La lucha pendiente Preparando la próxima campaña electoral a la Alcaldía de Barcelona, hace unas semanas me encontré con un grupo de amigos y amigas, activistas LGTB, del mundo de la empresa y la cultura. Les pedí opinión sobre si el hecho de que yo sea una persona pública gay se podía aprovechar a favor de la causa de la normalización. Es decir, si realmente todavía tiene sentido la visibilización y escribir artículos como este después de haber conseguido la igualdad formal con leyes como la del matrimonio o la reciente Ley contra la Homofobia, aprobada en el Parlament, y de la cual fui redactor-ponente. Fue un joven activista del Casal Lambda que me dijo: «Sí, todavía hay muchos jóvenes y adolescentes y, sobre todo muchos padres y madres, que tienen que poder entender que ser gay no es ningún impedimento para alcanzar cualquier objetivo personal o profesional».

Todavía quedan muchos rincones oscuros en nuestra sociedad donde las leyes igualitarias no han erradicado los prejuicios, el miedo y la marginación. Pienso en los adolescentes que sufren bulling, en las personas transexuales excluidas del mercado de trabajo, en los hijos y las hijas de las familias homoparentales que sufren un trato discriminatorio, en la gente mayor que tiene que regresar a su vida clandestina cuando ingresan en un centro de atención, y en un largo etcétera que nos aleja de la sensación de que las leyes igualitarias han garantizado definitivamente la plena normalización.

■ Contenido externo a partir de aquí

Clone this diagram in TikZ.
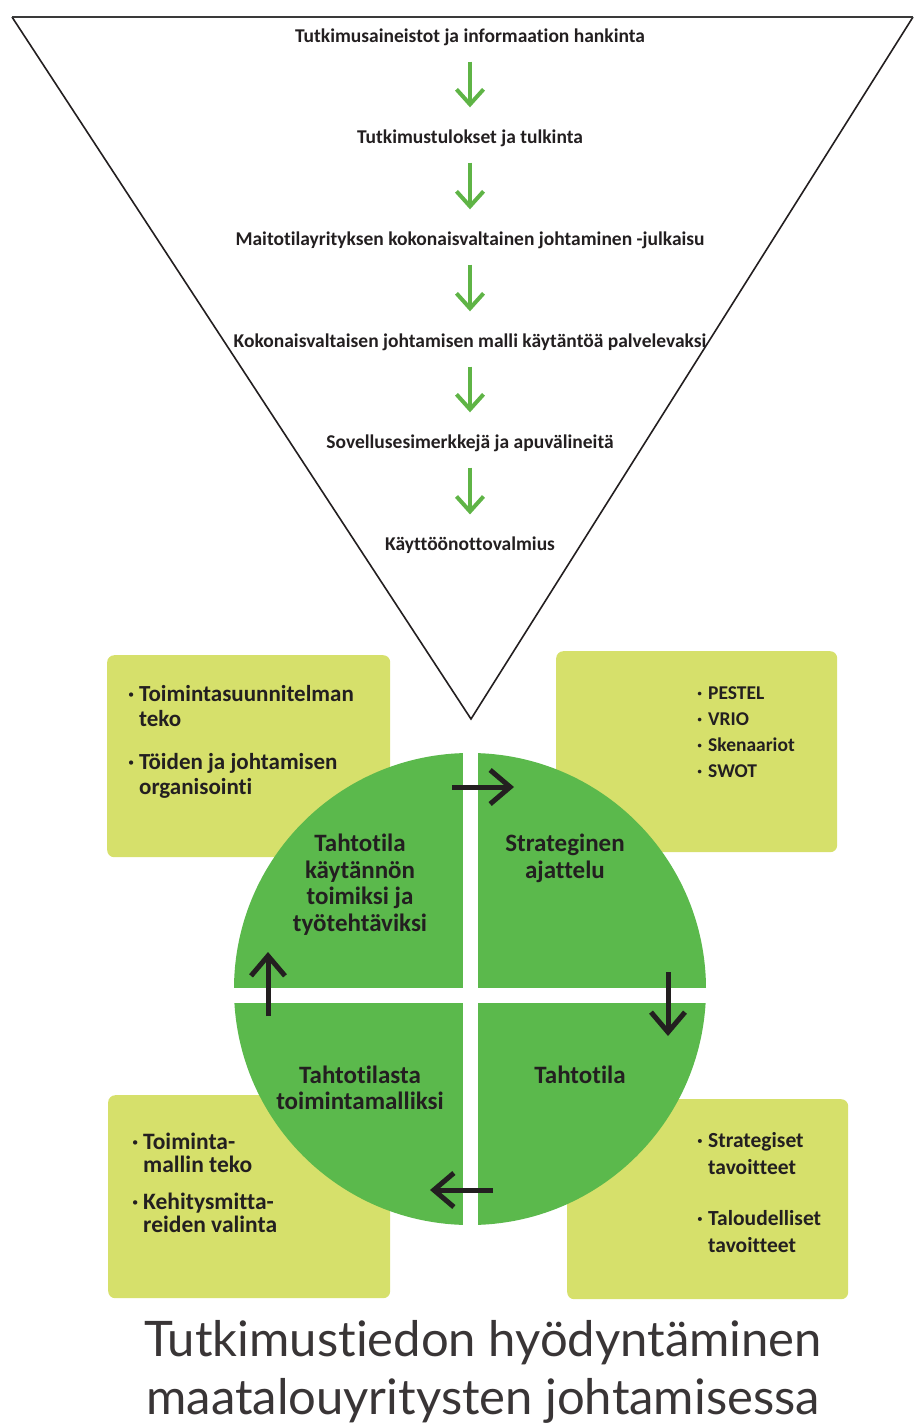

He tenido la gran suerte de nacer y crecer en Barcelona, ciudad abierta, cosmopolita, transgresora, cuna de las luchas por conseguir la plena igualdad. Pero hoy, y después de 10 años de haberse aprobado una de las leyes más avanzadas del mundo, en una conocida librería de la ciudad todavía se vende el ejemplar Comprender y sanar la homosexualidad.